DATA »

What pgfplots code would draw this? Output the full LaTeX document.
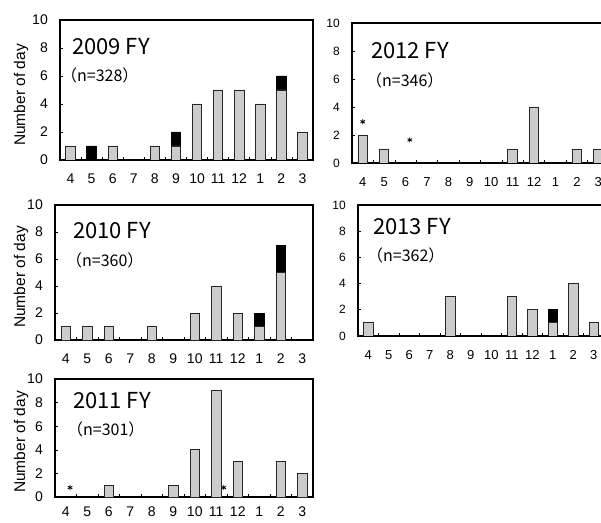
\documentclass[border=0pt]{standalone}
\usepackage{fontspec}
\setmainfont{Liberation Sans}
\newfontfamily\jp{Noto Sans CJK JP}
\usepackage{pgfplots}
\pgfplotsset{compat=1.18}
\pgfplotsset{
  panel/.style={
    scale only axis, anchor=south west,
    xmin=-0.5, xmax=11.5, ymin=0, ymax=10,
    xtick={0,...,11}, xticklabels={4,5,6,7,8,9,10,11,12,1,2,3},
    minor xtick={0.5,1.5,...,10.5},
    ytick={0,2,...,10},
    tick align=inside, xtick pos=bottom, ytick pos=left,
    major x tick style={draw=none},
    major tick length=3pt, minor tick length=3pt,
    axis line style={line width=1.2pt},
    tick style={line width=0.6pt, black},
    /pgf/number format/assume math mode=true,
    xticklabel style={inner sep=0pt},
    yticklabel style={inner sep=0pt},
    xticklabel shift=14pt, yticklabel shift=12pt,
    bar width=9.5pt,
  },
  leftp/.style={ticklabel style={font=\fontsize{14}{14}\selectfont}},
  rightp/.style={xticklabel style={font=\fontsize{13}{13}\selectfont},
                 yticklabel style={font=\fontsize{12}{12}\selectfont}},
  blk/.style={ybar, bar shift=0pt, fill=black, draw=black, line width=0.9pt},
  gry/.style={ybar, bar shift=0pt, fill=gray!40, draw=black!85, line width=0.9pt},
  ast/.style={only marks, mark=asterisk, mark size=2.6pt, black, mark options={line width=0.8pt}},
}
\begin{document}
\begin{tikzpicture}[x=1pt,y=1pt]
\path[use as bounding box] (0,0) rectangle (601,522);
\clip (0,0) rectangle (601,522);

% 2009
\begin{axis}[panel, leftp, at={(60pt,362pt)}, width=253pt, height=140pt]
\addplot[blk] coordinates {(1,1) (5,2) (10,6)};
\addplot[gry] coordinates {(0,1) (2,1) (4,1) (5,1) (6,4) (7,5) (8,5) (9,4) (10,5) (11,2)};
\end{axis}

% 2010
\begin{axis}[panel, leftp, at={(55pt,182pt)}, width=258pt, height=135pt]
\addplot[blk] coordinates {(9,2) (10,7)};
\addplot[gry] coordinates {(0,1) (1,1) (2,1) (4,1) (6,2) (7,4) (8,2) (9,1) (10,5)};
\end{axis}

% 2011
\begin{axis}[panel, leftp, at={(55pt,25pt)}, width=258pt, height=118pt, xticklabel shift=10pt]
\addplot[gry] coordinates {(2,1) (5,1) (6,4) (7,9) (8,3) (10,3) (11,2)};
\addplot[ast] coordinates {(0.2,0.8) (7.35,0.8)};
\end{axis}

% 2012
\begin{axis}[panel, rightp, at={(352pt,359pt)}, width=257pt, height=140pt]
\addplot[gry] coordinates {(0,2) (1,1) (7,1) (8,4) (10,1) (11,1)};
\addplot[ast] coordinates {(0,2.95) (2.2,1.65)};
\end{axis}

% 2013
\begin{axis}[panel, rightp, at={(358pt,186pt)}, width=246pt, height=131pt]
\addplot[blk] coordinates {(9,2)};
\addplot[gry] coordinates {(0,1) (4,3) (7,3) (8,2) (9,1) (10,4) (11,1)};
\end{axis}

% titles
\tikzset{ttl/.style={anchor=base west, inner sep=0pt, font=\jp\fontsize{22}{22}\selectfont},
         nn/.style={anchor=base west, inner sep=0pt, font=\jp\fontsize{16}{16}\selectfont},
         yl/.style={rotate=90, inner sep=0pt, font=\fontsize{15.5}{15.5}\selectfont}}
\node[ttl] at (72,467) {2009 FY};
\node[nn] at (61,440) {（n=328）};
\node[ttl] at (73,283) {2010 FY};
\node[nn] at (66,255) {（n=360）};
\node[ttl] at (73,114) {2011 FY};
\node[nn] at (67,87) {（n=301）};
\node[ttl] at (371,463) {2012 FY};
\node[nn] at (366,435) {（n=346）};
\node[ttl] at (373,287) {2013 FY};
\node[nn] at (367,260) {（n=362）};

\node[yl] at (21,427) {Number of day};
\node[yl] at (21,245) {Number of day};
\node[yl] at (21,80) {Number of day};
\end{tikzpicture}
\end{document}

WHAT YOU HAVE TO DO » Using the listing above, locate the lines that hold "draw" and copy each one.

ANSWER IN FULL »
What pgfplots code would draw this? Output the full LaTeX document.
    major x tick style={draw=none},
  blk/.style={ybar, bar shift=0pt, fill=black, draw=black, line width=0.9pt},
  gry/.style={ybar, bar shift=0pt, fill=gray!40, draw=black!85, line width=0.9pt},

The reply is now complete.